Business & Economics
Pentagon Grants $9.7 B Dell Deal as AI Earnings Ignite 33% Stock Spike and Raise Conflict Questions
Within 48 hours, the Defense Department awarded Dell a $9.69 billion Microsoft-software contract and Dell’s blow-out AI server results rocketed its shares over 30%, a windfall for President Trump who bought up to $5 million of the stock in February.
Focusing Facts
- On 27 May 2026, the Pentagon chose Dell Federal Systems for a $9.69 billion, 10-year contract to consolidate software procurement for DoD, the Intelligence Community and the Coast Guard.
- Dell’s Q1 FY27 earnings released 28 May 2026 showed $43.84 billion revenue (-beat by 22.6 %) and 757 % YoY growth in AI-optimized server sales, pushing the share price up 33 % and adding roughly $68 billion in market value.
- Financial disclosures reveal President Trump bought between $1 million and $5 million of Dell shares on 10 Feb 2026, before publicly urging Americans to "buy a Dell" and praising the company at multiple events.
Context
The coupling of a mega defense contract with a sitting president’s personal stake recalls the 1922 Teapot Dome scandal, where Interior Secretary Fall secretly leased naval oil reserves to firms that lined his pockets; public fury then birthed tougher disclosure laws. Since Eisenhower’s 1961 warning about the “military-industrial complex,” each tech wave—from IBM’s 1965 SABRE systems to Amazon’s 2019 JEDI bid—has deepened the fusion of Silicon Valley and the Pentagon. This episode signals two long-arc shifts: first, AI infrastructure has eclipsed PCs as the strategic choke-point hardware, accelerating a century-old trend of wartime technology shaping industrial fortunes; second, U.S. norms that presidents avoid even the appearance of profiteering—solidified after Carter’s blind trust in 1977—are eroding, as legal loopholes outpace ethics rules. Whether Congress tightens conflict laws or investors normalize presidential stock gains will shape governance standards well into the 2100s; either outcome, Dell’s leap shows AI arms-races now move markets faster than any Cold-War missile gap.
Perspectives
Investigative national media
e.g., Washington Post, CNBC — Reporters portray the $9.7 billion Pentagon award as a potential conflict-of-interest because Trump bought Dell shares and publicly praised the firm before the contract was issued. Long-standing skepticism of Trump means coverage highlights ethics concerns and may frame routine procurement as self-dealing without conclusive proof, reinforcing a narrative of presidential profiteering.

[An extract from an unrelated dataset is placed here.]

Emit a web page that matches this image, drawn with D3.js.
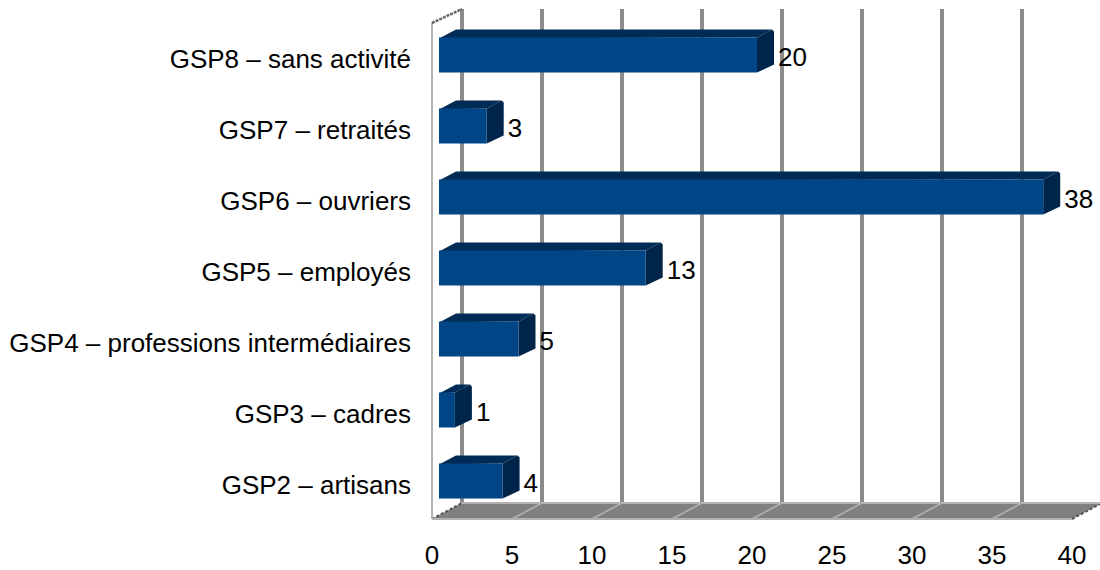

Investor-oriented business press
e.g., Yahoo Finance, 24/7 Wall St., Forbes — Stories hail Dell’s blow-out earnings, AI-server boom and soaring stock price, framing the Pentagon deal as further evidence the company is a top way to ‘play’ the AI infrastructure cycle. With audiences of traders and advertisers tied to market enthusiasm, pieces hype upside, quote bullish price targets and largely ignore or minimize political controversy that could dampen sentiment.
Texas regional press
Austin American-Statesman — The hometown paper celebrates Round Rock-based Dell’s record quarter and huge contract win as a triumph for the local tech economy and corporate execution. Proximity to Dell as a major local employer encourages boosterish tone and limits critical scrutiny of national ethics questions, favoring good-news coverage for community pride and readership.